⟨

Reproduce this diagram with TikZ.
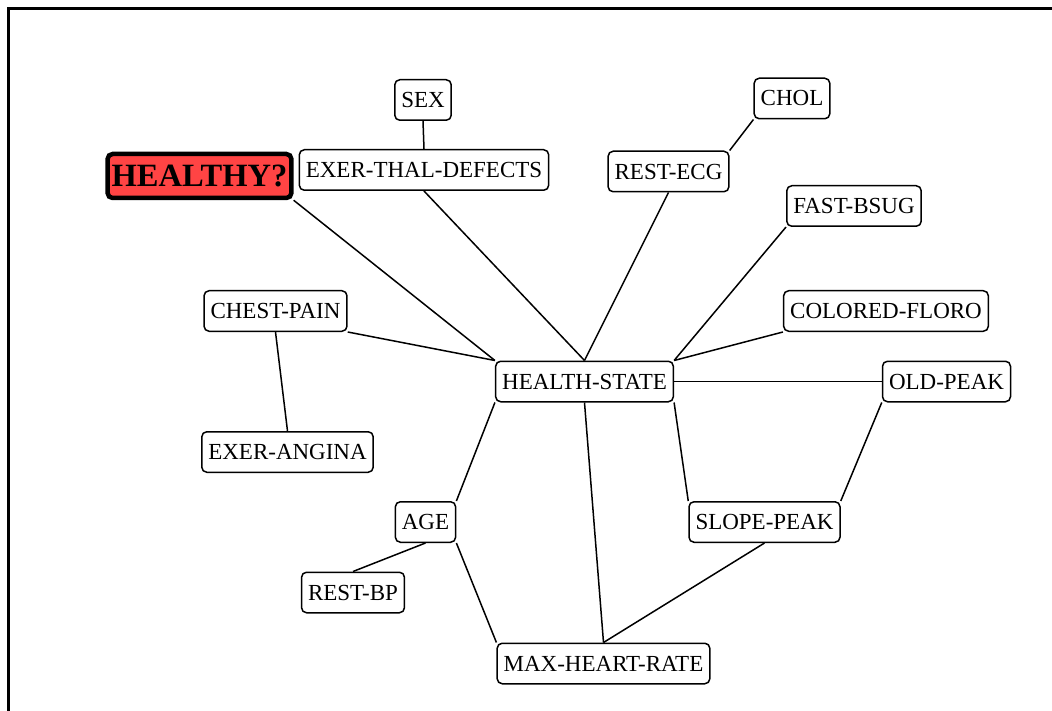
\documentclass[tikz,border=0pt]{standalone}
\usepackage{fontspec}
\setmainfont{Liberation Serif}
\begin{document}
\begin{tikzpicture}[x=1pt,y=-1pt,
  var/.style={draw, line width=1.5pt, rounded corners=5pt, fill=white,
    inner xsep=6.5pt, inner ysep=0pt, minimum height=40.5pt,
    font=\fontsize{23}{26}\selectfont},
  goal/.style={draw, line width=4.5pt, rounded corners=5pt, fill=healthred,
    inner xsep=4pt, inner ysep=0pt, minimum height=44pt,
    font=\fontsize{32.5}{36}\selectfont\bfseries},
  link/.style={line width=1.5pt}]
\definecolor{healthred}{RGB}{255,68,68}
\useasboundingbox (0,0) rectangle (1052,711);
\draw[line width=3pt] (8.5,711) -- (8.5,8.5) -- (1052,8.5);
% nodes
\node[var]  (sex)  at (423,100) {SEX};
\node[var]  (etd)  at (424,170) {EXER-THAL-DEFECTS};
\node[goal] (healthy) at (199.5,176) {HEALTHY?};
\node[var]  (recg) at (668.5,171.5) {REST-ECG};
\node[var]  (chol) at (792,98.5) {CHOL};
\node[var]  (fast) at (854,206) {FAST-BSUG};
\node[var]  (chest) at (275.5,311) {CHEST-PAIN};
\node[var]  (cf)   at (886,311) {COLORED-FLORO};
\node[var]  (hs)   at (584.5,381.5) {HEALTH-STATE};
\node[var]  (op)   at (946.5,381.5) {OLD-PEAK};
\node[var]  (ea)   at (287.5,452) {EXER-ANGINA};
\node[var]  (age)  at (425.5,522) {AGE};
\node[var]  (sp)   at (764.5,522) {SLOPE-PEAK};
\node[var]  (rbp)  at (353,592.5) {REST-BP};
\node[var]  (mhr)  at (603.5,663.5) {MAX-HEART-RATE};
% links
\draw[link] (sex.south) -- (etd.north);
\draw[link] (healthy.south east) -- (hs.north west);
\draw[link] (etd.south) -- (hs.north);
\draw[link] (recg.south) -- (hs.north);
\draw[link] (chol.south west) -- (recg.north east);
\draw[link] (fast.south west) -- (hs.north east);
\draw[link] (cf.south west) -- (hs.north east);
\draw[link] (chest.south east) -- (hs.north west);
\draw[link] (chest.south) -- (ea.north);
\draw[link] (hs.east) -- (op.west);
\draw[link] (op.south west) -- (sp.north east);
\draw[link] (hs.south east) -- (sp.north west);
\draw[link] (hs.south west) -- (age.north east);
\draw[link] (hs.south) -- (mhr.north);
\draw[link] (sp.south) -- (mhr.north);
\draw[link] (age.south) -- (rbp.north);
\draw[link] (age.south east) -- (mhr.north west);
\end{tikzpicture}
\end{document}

⟩

Goal of the exercise:
Reproduce all of the data exactly, omitting each picture it holds.

Answer below:
Reproduce this diagram with TikZ.
\documentclass[tikz,border=0pt]{standalone}
\usepackage{fontspec}
\setmainfont{Liberation Serif}
\begin{document}
\begin{tikzpicture}[x=1pt,y=-1pt,
  var/.style={draw, line width=1.5pt, rounded corners=5pt, fill=white,
    inner xsep=6.5pt, inner ysep=0pt, minimum height=40.5pt,
    font=\fontsize{23}{26}\selectfont},
  goal/.style={draw, line width=4.5pt, rounded corners=5pt, fill=healthred,
    inner xsep=4pt, inner ysep=0pt, minimum height=44pt,
    font=\fontsize{32.5}{36}\selectfont\bfseries},
  link/.style={line width=1.5pt}]
\definecolor{healthred}{RGB}{255,68,68}
\useasboundingbox (0,0) rectangle (1052,711);
\draw[line width=3pt] (8.5,711) -- (8.5,8.5) -- (1052,8.5);
% nodes
\node[var]  (sex)  at (423,100) {SEX};
\node[var]  (etd)  at (424,170) {EXER-THAL-DEFECTS};
\node[goal] (healthy) at (199.5,176) {HEALTHY?};
\node[var]  (recg) at (668.5,171.5) {REST-ECG};
\node[var]  (chol) at (792,98.5) {CHOL};
\node[var]  (fast) at (854,206) {FAST-BSUG};
\node[var]  (chest) at (275.5,311) {CHEST-PAIN};
\node[var]  (cf)   at (886,311) {COLORED-FLORO};
\node[var]  (hs)   at (584.5,381.5) {HEALTH-STATE};
\node[var]  (op)   at (946.5,381.5) {OLD-PEAK};
\node[var]  (ea)   at (287.5,452) {EXER-ANGINA};
\node[var]  (age)  at (425.5,522) {AGE};
\node[var]  (sp)   at (764.5,522) {SLOPE-PEAK};
\node[var]  (rbp)  at (353,592.5) {REST-BP};
\node[var]  (mhr)  at (603.5,663.5) {MAX-HEART-RATE};
% links
\draw[link] (sex.south) -- (etd.north);
\draw[link] (healthy.south east) -- (hs.north west);
\draw[link] (etd.south) -- (hs.north);
\draw[link] (recg.south) -- (hs.north);
\draw[link] (chol.south west) -- (recg.north east);
\draw[link] (fast.south west) -- (hs.north east);
\draw[link] (cf.south west) -- (hs.north east);
\draw[link] (chest.south east) -- (hs.north west);
\draw[link] (chest.south) -- (ea.north);
\draw[link] (hs.east) -- (op.west);
\draw[link] (op.south west) -- (sp.north east);
\draw[link] (hs.south east) -- (sp.north west);
\draw[link] (hs.south west) -- (age.north east);
\draw[link] (hs.south) -- (mhr.north);
\draw[link] (sp.south) -- (mhr.north);
\draw[link] (age.south) -- (rbp.north);
\draw[link] (age.south east) -- (mhr.north west);
\end{tikzpicture}
\end{document}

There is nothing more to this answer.